As a physical space of habitation, dwellings may take many forms, such as houses, castles, apartments, convents, caravans, huts, or barges. Moreover, dwelling – both noun and verb – implies a certain ‘staying put’ or even permanence. Dwelling might then be a state of rootedness and safety, the opposite of temporary spaces such as refugee camps, prisons, and hospitals.
Space is a dimension that permits the formation of places, which for geographer Doreen Massey (1994) has multiple non-static identities. A place within a space can harmonize or clash with its surroundings. For Bachelard (1961), places and spaces are tied to identity-formation via an architectural engagement with dwellings. As a space of intimacy, a dwelling can constitute a ‘cosmos’ of the self, and it could be explored through topographical surveys or mappings of the paraphernalia, ambiances, memories, and imaginaries of living, as in the fiction and non-fiction of Georges Perec.
Exploring dwelling as a relationship with space, Bourdieu’s work on the ‘Berber house’ (1970) questions the modernist idea of space as nothingness or void. Heidegger’s ‘Building, Dwelling, Thinking’ (1954), an essential text for modern architecture, links human inscapes with the (im)material realities of building and dwelling. For the dweller, the relation to space and place entails simultaneously a withdrawal into a demarcated space for shelter and the creation of a sense of belonging.
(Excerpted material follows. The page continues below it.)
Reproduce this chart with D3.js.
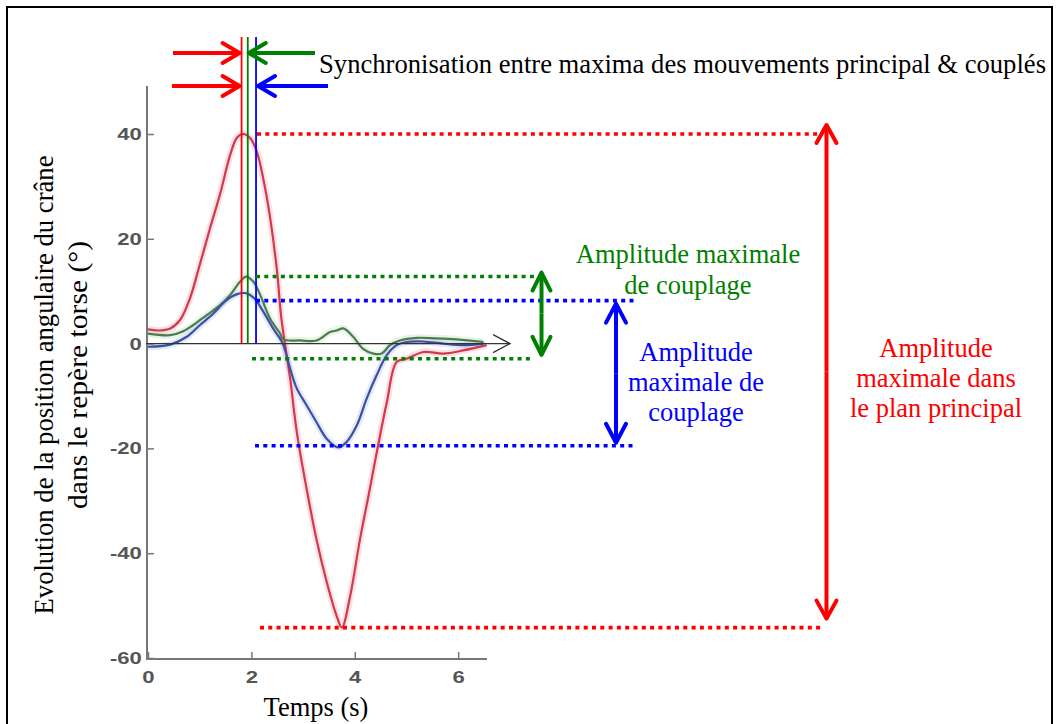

Humanity’s sense of place and space has never been more prominent than it is today. The COVID-19 pandemic has confined many people to cramped urban dwellings or inhospitable spaces (e.g., quarantine hotels), turned homes into offices, and changed the topography of everyday life. This crisis, along with economic inequalities, climate change, and mass migration events, confirms the need for a radical reassessment of sustainable human dwelling on earth. This Symposium will engage in creative and critical discussion on dwelling in both the verbal and the nominal sense and on how we live or wish to live in the world.